THE PAKISTAN DEVELOPMENT REVIEW
Economic Growth and Development in South Asia, with and without Regional Cooperation (The Jawaid Azfar Memorial Lecture)
I thank the PSDE for inviting me to deliver this plenary lecture at its 20th AGM belatedly honouring the memory of a personal friend and colleague, Jawaid Azfar, who passed away more than twenty years ago. Jawaid’s premature demise robbed Pakistan of one of its most promising economists and planners and created a vacuum in the intellectual leadership of Pakistan’s once proud economic planning and management team, which is still a gaping hole.
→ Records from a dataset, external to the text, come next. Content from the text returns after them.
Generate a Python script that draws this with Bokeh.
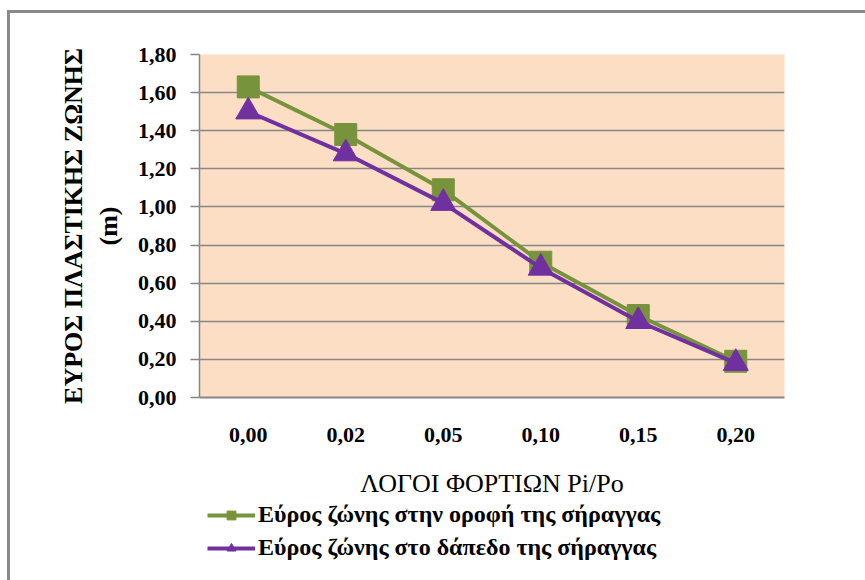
from bokeh.plotting import figure
from bokeh.layouts import column
from bokeh.models import (FactorRange, Range1d, FixedTicker, CustomJSTickFormatter,
                          Legend, LegendItem)
from bokeh.embed import file_html
from bokeh.resources import INLINE

# ---- data ----
categories = ["0,00", "0,02", "0,05", "0,10", "0,15", "0,20"]
roof_width = [1.63, 1.38, 1.09, 0.71, 0.43, 0.19]
floor_width = [1.50, 1.28, 1.02, 0.68, 0.40, 0.18]
y_ticks = [0.0, 0.2, 0.4, 0.6, 0.8, 1.0, 1.2, 1.4, 1.6, 1.8]
roof_label = "Εύρος ζώνης στην οροφή της σήραγγας"
floor_label = "Εύρος ζώνης στο δάπεδο της σήραγγας"
x_title = "ΛΟΓΟΙ ΦΟΡΤΙΩΝ Pi/Po"
y_title = "ΕΥΡΟΣ ΠΛΑΣΤΙΚΗΣ ΖΩΝΗΣ\n(m)"

FONT = "Liberation Serif"
GRID = "#868686"
GREEN = "#77933C"
PURPLE = "#7030A0"
BG = "#FCDEC4"
BORDER = "3px solid #898989"

OX, OY = 10, 13  # offset of the figures inside the outer chart border
TOP, FRAME_H, BOTTOM = 41, 340, 104
LEFT, RIGHT = 199 - OX, 84
W = 865 - OX

p = figure(frame_width=582, frame_height=FRAME_H, x_range=FactorRange(*categories),
           y_range=Range1d(0, 1.8), output_backend="svg", toolbar_location=None,
           min_border_left=LEFT, min_border_right=RIGHT, min_border_top=TOP,
           min_border_bottom=BOTTOM)
p.background_fill_color = BG
p.border_fill_color = "white"
p.outline_line_color = None
p.margin = (OY - 3, 0, 0, OX - 3)
p.styles = {"border-left": BORDER, "border-top": BORDER}

# grid
p.xgrid.grid_line_color = None
p.ygrid.grid_line_color = GRID
p.ygrid.grid_line_width = 1.3

# y axis
p.yaxis.ticker = FixedTicker(ticks=y_ticks)
p.yaxis.formatter = CustomJSTickFormatter(code="return tick.toFixed(2).replace('.', ',');")
p.yaxis.axis_line_color = GRID
p.yaxis.axis_line_width = 1.5
p.yaxis.major_tick_line_color = GRID
p.yaxis.major_tick_line_width = 1.5
p.yaxis.major_tick_out = 9
p.yaxis.major_tick_in = 0
p.yaxis.minor_tick_line_color = None
p.yaxis.major_label_standoff = 14
p.yaxis.major_label_text_font = FONT
p.yaxis.major_label_text_font_style = "bold"
p.yaxis.major_label_text_font_size = "22px"
p.yaxis.major_label_text_color = "black"
p.yaxis.axis_label = y_title
p.yaxis.axis_label_text_font = FONT
p.yaxis.axis_label_text_font_style = "bold"
p.yaxis.axis_label_text_font_size = "26px"
p.yaxis.axis_label_text_color = "black"
p.yaxis.axis_label_standoff = 12

# x axis
p.xaxis.axis_line_color = GRID
p.xaxis.axis_line_width = 2
p.xaxis.major_tick_line_color = None
p.xaxis.major_tick_out = 0
p.xaxis.major_tick_in = 0
p.xaxis.minor_tick_line_color = None
p.xaxis.major_label_standoff = 30
p.xaxis.major_label_text_font = FONT
p.xaxis.major_label_text_font_style = "bold"
p.xaxis.major_label_text_font_size = "22px"
p.xaxis.major_label_text_color = "black"
p.xaxis.axis_label = x_title
p.xaxis.axis_label_text_font = FONT
p.xaxis.axis_label_text_font_style = "normal"
p.xaxis.axis_label_text_font_size = "26px"
p.xaxis.axis_label_text_color = "black"
p.xaxis.axis_label_standoff = 24

# series
p.line(categories, roof_width, line_color=GREEN, line_width=4)
p.scatter(categories, roof_width, marker="square", size=22,
          fill_color=GREEN, line_color=GREEN)
p.line(categories, floor_width, line_color=PURPLE, line_width=4)
p.scatter(categories, floor_width, marker="triangle", size=25,
          fill_color=PURPLE, line_color=PURPLE)

# ---- legend strip below the chart (same series; its view range keeps them hidden) ----
LEG_H = 580 - OY - TOP - FRAME_H - BOTTOM
q = figure(width=W, height=LEG_H, x_range=FactorRange(*categories),
           y_range=Range1d(-10, -9), output_backend="svg", toolbar_location=None,
           min_border_left=LEFT, min_border_right=RIGHT, min_border_top=0,
           min_border_bottom=0)
q.axis.visible = False
q.grid.visible = False
q.background_fill_color = "white"
q.border_fill_color = "white"
q.outline_line_color = None
q.margin = (0, 0, 0, OX - 3)
q.styles = {"border-left": BORDER}

ql1 = q.line(categories, roof_width, line_color=GREEN, line_width=4)
qs1 = q.scatter(categories, roof_width, marker="square", size=14,
                fill_color=GREEN, line_color=GREEN)
ql2 = q.line(categories, floor_width, line_color=PURPLE, line_width=4)
qs2 = q.scatter(categories, floor_width, marker="triangle", size=17,
                fill_color=PURPLE, line_color=PURPLE)

legend = Legend(items=[LegendItem(label=roof_label, renderers=[ql1, qs1]),
                       LegendItem(label=floor_label, renderers=[ql2, qs2])],
                location=(8 - 199 + LEFT + OX, 19))
legend.background_fill_alpha = 0
legend.border_line_color = None
legend.padding = 0
legend.margin = 0
legend.spacing = 6
legend.glyph_width = 48
legend.glyph_height = 22
legend.label_height = 22
legend.label_standoff = 3
legend.label_text_font = FONT
legend.label_text_font_style = "bold"
legend.label_text_font_size = "24px"
legend.label_text_color = "black"
q.add_layout(legend, "center")

layout = column(p, q, spacing=0)
open("out.html", "w").write(file_html(layout, INLINE))
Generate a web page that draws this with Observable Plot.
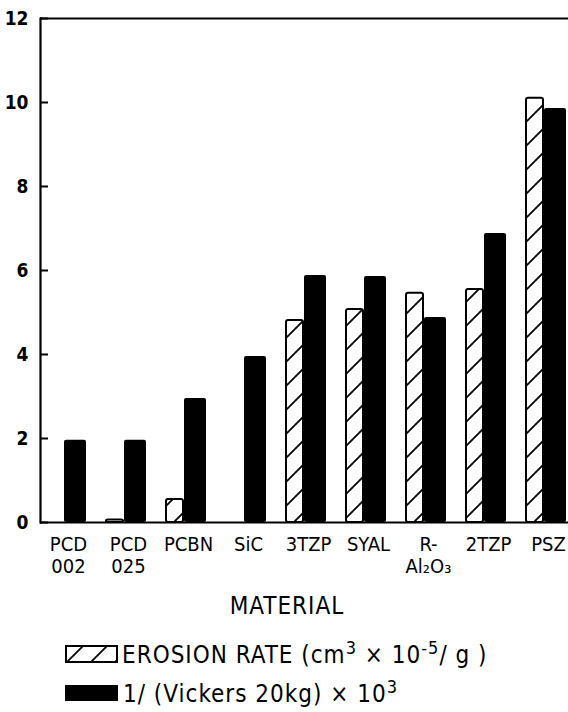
<!DOCTYPE html>
<html>
<head>
<meta charset="utf-8">
<script src="https://cdn.jsdelivr.net/npm/d3@7"></script>
<script src="https://cdn.jsdelivr.net/npm/@observablehq/plot@0.6"></script>
<style>
  html, body { margin: 0; padding: 0; background: #fff; }
  #wrap { width: 568px; position: relative; }
  svg { display: block; }
  .ff { font-family: "Liberation Sans Narrow", "DejaVu Sans Condensed", sans-serif; }
</style>
</head>
<body>
<div id="wrap"></div>
<script>
// ---- data ----
const categories = ["PCD 002", "PCD 025", "PCBN", "SiC", "3TZP", "SYAL", "R-Al2O3", "2TZP", "PSZ"];
const categoryLabels = ["PCD\n002", "PCD\n025", "PCBN", "SiC", "3TZP", "SYAL", "R-\nAl₂O₃", "2TZP", "PSZ"];
const erosionRate = [0, 0.06, 0.55, 0, 4.81, 5.07, 5.46, 5.55, 10.1];
const inverseVickers = [1.96, 1.96, 2.95, 3.95, 5.88, 5.86, 4.88, 6.88, 9.86];
const yTicks = [0, 2, 4, 6, 8, 10, 12];
const xTitle = "MATERIAL";
const legendLabels = ["EROSION RATE", "1/(Vickers 20kg)"];

const rows = categories.map((c, i) => ({cat: c, label: categoryLabels[i], erosion: erosionRate[i], vickers: inverseVickers[i]}));
const labelOf = new Map(rows.map(d => [d.cat, d.label]));

const FONT = '"Liberation Sans Narrow", "DejaVu Sans Condensed", sans-serif';

function hatchDefs(id) {
  const defs = d3.create("svg:defs");
  const p = defs.append("pattern")
    .attr("id", id)
    .attr("patternUnits", "userSpaceOnUse")
    .attr("width", 24).attr("height", 24);
  p.append("rect").attr("width", 24).attr("height", 24).attr("fill", "white");
  p.append("path")
    .attr("d", "M-6,6 L6,-6 M0,24 L24,0 M18,30 L30,18")
    .attr("stroke", "black").attr("stroke-width", 1.8).attr("fill", "none");
  return defs.node();
}

const chart = Plot.plot({
  width: 568,
  height: 585,
  marginTop: 18,
  marginBottom: 63,
  marginLeft: 40,
  marginRight: 0,
  style: {fontFamily: FONT, color: "black", background: "white", overflow: "visible"},
  x: {type: "band", domain: categories, range: [35, 575], padding: 0},
  y: {domain: [0, 12], range: [522, 18]},
  marks: [
    () => hatchDefs("hatch"),
    Plot.barY(rows, {x: "cat", y: "erosion", insetLeft: 11, insetRight: 32, fill: "url(#hatch)", stroke: "black", strokeWidth: 2, rx: 2}),
    Plot.barY(rows, {x: "cat", y: "vickers", insetLeft: 29, insetRight: 9, fill: "black", rx: 2}),
    Plot.ruleY([0], {stroke: "black", strokeWidth: 2.2}),
    Plot.ruleY([12], {stroke: "black", strokeWidth: 2.2}),
    Plot.frame({anchor: "left", stroke: "black", strokeWidth: 2.2}),
    Plot.axisY({ticks: yTicks, tickSize: 8, insetLeft: 8, tickPadding: 12, strokeWidth: 2, fontSize: 19, fontWeight: "bold", label: null, tickFormat: d => String(d)}),
    Plot.axisX({tickSize: 0, tickPadding: 13, dx: 3, fontSize: 20, lineHeight: 1.1, label: null, tickFormat: d => labelOf.get(d), style: {letterSpacing: "1px"}})
  ]
});
document.getElementById("wrap").appendChild(chart);

// ---- caption / legend below the plot ----
const leg = d3.create("svg").attr("width", 568).attr("height", 127).attr("class", "ff")
  .style("font-family", FONT).style("letter-spacing", "1px");
leg.node().appendChild(hatchDefs("hatchLegend"));
leg.append("text").attr("x", 287).attr("y", 29).attr("text-anchor", "middle")
  .attr("font-size", 24).text(xTitle);

// row 1
leg.append("rect").attr("x", 66).attr("y", 61).attr("width", 51).attr("height", 16)
  .attr("fill", "url(#hatchLegend)").attr("stroke", "black").attr("stroke-width", 2);
const t1 = leg.append("text").attr("x", 122).attr("y", 78).attr("font-size", 24);
t1.append("tspan").text(legendLabels[0] + "  (cm");
t1.append("tspan").attr("dy", -9).attr("font-size", 18).text("3");
t1.append("tspan").attr("dy", 9).text(" × 10");
t1.append("tspan").attr("dy", -9).attr("font-size", 18).text("-5");
t1.append("tspan").attr("dy", 9).text("/ g )");

// row 2
leg.append("rect").attr("x", 65).attr("y", 100).attr("width", 53).attr("height", 16).attr("fill", "black");
const t2 = leg.append("text").attr("x", 123).attr("y", 117).attr("font-size", 24);
t2.append("tspan").text("1/ (Vickers 20kg) × 10");
t2.append("tspan").attr("dy", -9).attr("font-size", 18).text("3");

document.getElementById("wrap").appendChild(leg.node());
</script>
</body>
</html>
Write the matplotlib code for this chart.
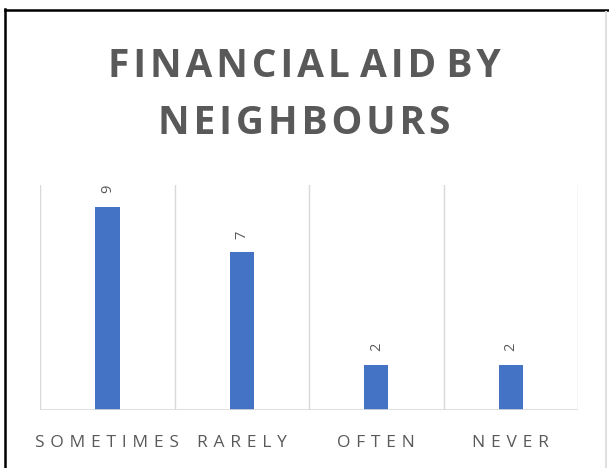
import matplotlib
matplotlib.use("Agg")
import matplotlib.pyplot as plt

categories = ["SOMETIMES", "RARELY", "OFTEN", "NEVER"]
counts = [9, 7, 2, 2]
title_lines = ["FINANCIAL AID BY", "NEIGHBOURS"]

BAR_COLOR = "#4472C4"
TEXT_COLOR = "#595959"
GRID_COLOR = "#D9D9D9"
FONTS = ["Open Sans", "DejaVu Sans"]


def spaced(text, gap="\u2009"):
    """Spread the letters of each word out a little, like tracked text."""
    return " ".join(gap.join(word) for word in text.split(" "))


fig = plt.figure(figsize=(6.09, 4.68), dpi=100)
fig.patch.set_facecolor("white")

# outer frame: dark on left and top, faint on right
fig.add_artist(plt.Line2D([0.0085, 0.0085], [0, 0.98], color="black", lw=1.8,
                          transform=fig.transFigure))
fig.add_artist(plt.Line2D([0.0085, 1.0], [0.979, 0.979], color="black", lw=1.8,
                          transform=fig.transFigure))
fig.add_artist(plt.Line2D([0.995, 0.995], [0, 0.975], color="#E0E0E0", lw=1.5,
                          transform=fig.transFigure))

ax = fig.add_axes([0.066, 0.124, 0.883, 0.481])
x = list(range(len(categories)))
ax.bar(x, counts, width=0.18, color=BAR_COLOR, zorder=3)

ax.set_xlim(-0.5, len(categories) - 0.5)
ax.set_ylim(0, 10)

# vertical separators between categories
for b in [i - 0.5 for i in range(len(categories) + 1)]:
    ax.axvline(b, color=GRID_COLOR, lw=1, zorder=1)

for s in ax.spines.values():
    s.set_visible(False)
ax.axhline(0, color=GRID_COLOR, lw=1.2, zorder=4)

ax.set_yticks([])
ax.set_xticks(x)
ax.set_xticklabels([spaced(c, "\u2009\u2009") for c in categories], family=FONTS,
                   fontsize=12.5, color=TEXT_COLOR)
ax.tick_params(axis="x", length=0, pad=18)

for xi, v in zip(x, counts):
    ax.annotate(str(v), (xi, v), xytext=(0, 10), textcoords="offset points",
                ha="center", va="bottom", rotation=90, fontsize=10.5,
                color=TEXT_COLOR, family=FONTS)

for y, line in zip([0.858, 0.737], title_lines):
    fig.text(0.5, y, spaced(line, "\u200a"), ha="center", va="center",
             fontsize=28, fontweight="bold", color=TEXT_COLOR, family=FONTS)

fig.savefig("out.png", dpi=100)
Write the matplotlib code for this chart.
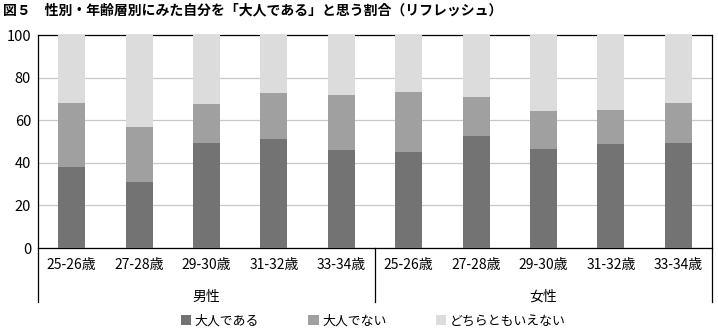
import matplotlib
matplotlib.use("Agg")
import matplotlib.pyplot as plt
from matplotlib.patches import Patch
import numpy as np

plt.rcParams['font.family'] = ['Noto Sans CJK JP', 'DejaVu Sans']

# ------------------------------------------------------------
# Data
# ------------------------------------------------------------
ages = ["25-26歳", "27-28歳", "29-30歳", "31-32歳", "33-34歳"]
groups = ["男性", "女性"]
series_names = ["大人である", "大人でない", "どちらともいえない"]

adult = [37.9, 31.2, 49.1, 51.4, 46.2, 45.3, 52.5, 46.7, 48.6, 49.2]
not_adult = [30.4, 25.5, 18.5, 21.6, 25.4, 28.1, 18.2, 17.6, 16.4, 18.8]
neither = [100 - a - b for a, b in zip(adult, not_adult)]

colors = ["#737373", "#a0a0a0", "#dcdcdc"]

# ------------------------------------------------------------
# Plot
# ------------------------------------------------------------
fig = plt.figure(figsize=(7.18, 3.29), dpi=100)
ax = fig.add_axes([0.0529, 0.2462, 0.9387, 0.6474])

x = np.arange(len(adult))
labels = ages * len(groups)
bottom = np.zeros(len(adult))
for vals, c in zip([adult, not_adult, neither], colors):
    ax.bar(x, vals, width=0.4, bottom=bottom, color=c, zorder=3)
    bottom += np.array(vals)

ax.set_xlim(-0.5, len(adult) - 0.5)
ax.set_ylim(0, 100)
ax.set_yticks([0, 20, 40, 60, 80, 100])
ax.yaxis.grid(True, color="#c8c8c8", lw=0.9, zorder=0)
ax.set_xticks(x)
ax.set_xticklabels(labels, fontsize=10)
ax.tick_params(axis="both", length=0)
ax.tick_params(axis="x", pad=7)
ax.tick_params(axis="y", pad=5, labelsize=10.5)
for s in ax.spines.values():
    s.set_linewidth(0.9)
    s.set_color("black")

# group separators and labels below the axis
for xs in [0, 0.5, 1]:
    ax.plot([xs, xs], [0, -0.255], transform=ax.transAxes, color="black",
            lw=0.9, clip_on=False)
for i, g in enumerate(groups):
    ax.text(0.25 + 0.5 * i, -0.23, g, transform=ax.transAxes, ha="center",
            va="center", fontsize=10)

fig.text(0.004, 0.968, "図５　性別・年齢層別にみた自分を「大人である」と思う割合（リフレッシュ）",
         fontsize=10, fontweight="bold", ha="left", va="center")

handles = [Patch(facecolor=c, edgecolor="none") for c in colors]
fig.legend(handles, series_names, loc="center", bbox_to_anchor=(0.52, 0.025),
           ncol=3, frameon=False, fontsize=9.3, handlelength=0.8,
           handleheight=0.8, handletextpad=0.3, columnspacing=3.8)

fig.savefig("out.png", dpi=100)
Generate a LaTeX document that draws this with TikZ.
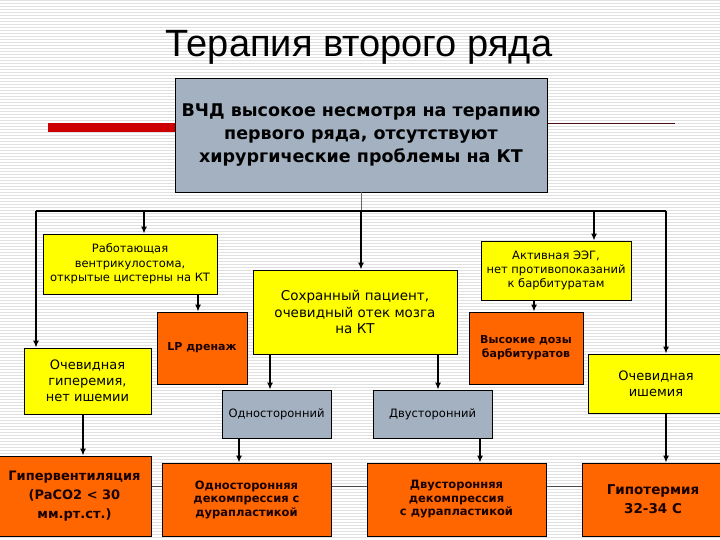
\documentclass[tikz,border=0pt]{standalone}
\usepackage{fontspec}
\setmainfont{DejaVu Sans}
\newfontfamily\titlefont{Liberation Sans}
\usetikzlibrary{arrows.meta,positioning,calc}
\definecolor{boxgray}{HTML}{A3B1C1}
\definecolor{boxyellow}{HTML}{FFFF00}
\definecolor{boxorange}{HTML}{FF6600}
\definecolor{barred}{HTML}{CC0000}
\definecolor{linered}{HTML}{4A1010}
\tikzset{
  cell/.style={draw=black, line width=0.8pt, align=center, inner sep=1pt},
  ybox/.style={cell, fill=boxyellow},
  obox/.style={cell, fill=boxorange, text=black!90!red},
  gbox/.style={cell, fill=boxgray},
  arr/.style={-{Latex[length=7pt,width=6pt]}, line width=1.5pt},
  bus/.style={line width=1.5pt},
  stripe/.style={black!12, line width=0.9pt}
}
\newcommand{\fs}[2]{\fontsize{#1}{#2}\selectfont}

\begin{document}
\begin{tikzpicture}[x=1pt, y=-1pt]
\useasboundingbox (0,0) rectangle (720,540);
% slide background
\foreach \yy in {0,3,...,540}
  \draw[stripe] (0,\yy) -- (720,\yy);
\fill[barred] (48,123) rectangle (175,132);
\draw[linered, line width=1pt] (547,123.5) -- (675,123.5);
\draw[black!70, line width=0.8pt] (0,486) -- (720,486);

\node[anchor=base, font=\titlefont\fs{38}{40}] (title) at (359,57) {Терапия второго ряда};

\node[gbox, minimum width=372pt, minimum height=114pt, font=\bfseries\fs{17.5}{23}] (top) at (361,135)
  {ВЧД высокое несмотря на терапию\\первого ряда, отсутствуют\\ хирургические проблемы на КТ};

\node[ybox, minimum width=174pt, minimum height=60pt, font=\fs{11.5}{14.5}] (work) at (130,264)
  {Работающая\\вентрикулостома,\\открытые цистерны на КТ};
\node[obox, minimum width=90pt, minimum height=72pt, font=\bfseries\fs{11}{14}] (lp) at (202,348) {LP дренаж};
\node[ybox, minimum width=204pt, minimum height=84pt, font=\fs{13.5}{16.5}] (save) at (355,312)
  {Сохранный пациент,\\очевидный отек мозга\\на КТ};
\node[ybox, minimum width=150pt, minimum height=59pt, font=\fs{11.5}{14}] (eeg) at (556,270.5)
  {Активная ЭЭГ,\\нет противопоказаний\\к барбитуратам};
\node[obox, minimum width=114pt, minimum height=72pt, font=\bfseries\fs{11}{14}] (barb) at (526,348)
  {Высокие дозы\\барбитуратов};
\node[ybox, minimum width=127pt, minimum height=66pt, font=\fs{13}{16}] (hyper) at (87.5,381)
  {Очевидная\\гиперемия,\\нет ишемии};
\node[ybox, minimum width=136pt, minimum height=59pt, font=\fs{13}{16}] (isch) at (656,383.5)
  {Очевидная\\ишемия};
\node[gbox, minimum width=109pt, minimum height=48pt, font=\fs{11.5}{14}] (uni) at (276.5,414) {Односторонний};
\node[gbox, minimum width=119pt, minimum height=48pt, font=\fs{11.5}{14}] (bi) at (432.5,414) {Двусторонний};

\node[obox, minimum width=153pt, minimum height=80pt, font=\bfseries\fs{13}{19}] (hv) at (74.5,496)
  {Гипервентиляция\\(PaCO2 < 30\\мм.рт.ст.)};
\node[obox, minimum width=169pt, minimum height=73pt, font=\bfseries\fs{11.5}{13.5}] (unidec) at (246.5,499.5)
  {Односторонняя\\декомпрессия с\\дурапластикой};
\node[obox, minimum width=179pt, minimum height=73pt, font=\bfseries\fs{11.5}{13.5}] (bidec) at (456.5,499.5)
  {Двусторонняя\\декомпрессия\\с дурапластикой};
\node[obox, minimum width=142pt, minimum height=73pt, font=\bfseries\fs{13.5}{19}] (hypo) at (653,499.5)
  {Гипотермия\\32-34 С};

% connectors
\coordinate (busL) at (36,211);
\coordinate (busR) at (666,211);
\coordinate (d1) at (144,211);
\coordinate (d2) at (594,211);
\draw[black!60, line width=0.8pt] (top.south) -- (top.south |- busL);
\draw[bus] (busL) -- (busR);
\draw[arr] (busL) -- (busL |- hyper.north);
\draw[arr] (d1) -- (d1 |- work.north);
\draw[arr] (top.south |- busL) -- (top.south |- save.north);
\draw[arr] (d2) -- (d2 |- eeg.north);
\draw[arr] (busR) -- (busR |- isch.north);
\draw[arr] ([xshift=68pt]work.south) -- ([xshift=68pt]work.south |- lp.north);
\draw[arr] ([xshift=-22pt]eeg.south) -- ([xshift=-22pt]eeg.south |- barb.north);
\draw[arr] ([xshift=-85pt]save.south) -- ([xshift=-85pt]save.south |- uni.north);
\draw[arr] ([xshift=83pt]save.south) -- ([xshift=83pt]save.south |- bi.north);
\draw[arr] ([xshift=-4.5pt]hyper.south) -- ([xshift=-4.5pt]hyper.south |- hv.north);
\draw[arr] ([xshift=-37.5pt]uni.south) -- ([xshift=-37.5pt]uni.south |- unidec.north);
\draw[arr] ([xshift=47.5pt]bi.south) -- ([xshift=47.5pt]bi.south |- bidec.north);
\draw[arr] ([xshift=10pt]isch.south) -- ([xshift=10pt]isch.south |- hypo.north);
\end{tikzpicture}
\end{document}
Jawaid Azfar received his academic training in economics at Cambridge and Harvard Universities and his doctorate dissertation on income distribution in Pakistan was a seminal piece of work which inspired many other studies focusing on aspects of equity which were ignored by the earlier planners in Pakistan.1 My own two studies on poverty in Pakistan published in the 1970s benefited greatly from the methodology and insights of his study.2 While teaching at the Quaid-i-Azam University, I worked as a Consultant to the Planning Commission on macroeconomic model building, in close collaboration and almost daily interaction with him. Jawaid also agreed to my request to help in teaching courses at the University and acted as an external examiner on many occasions. Jawaid was a quiet, shy person whose low-key manner concealed his considerable intellectual depth. He died tragically at a young age of stroke due to extreme pressure of work imposed on him by his many demanding bosses who relied on his expertise to push their own self-serving agendas during the first half of Gen. Ziaul Haq’s 11-year military rule.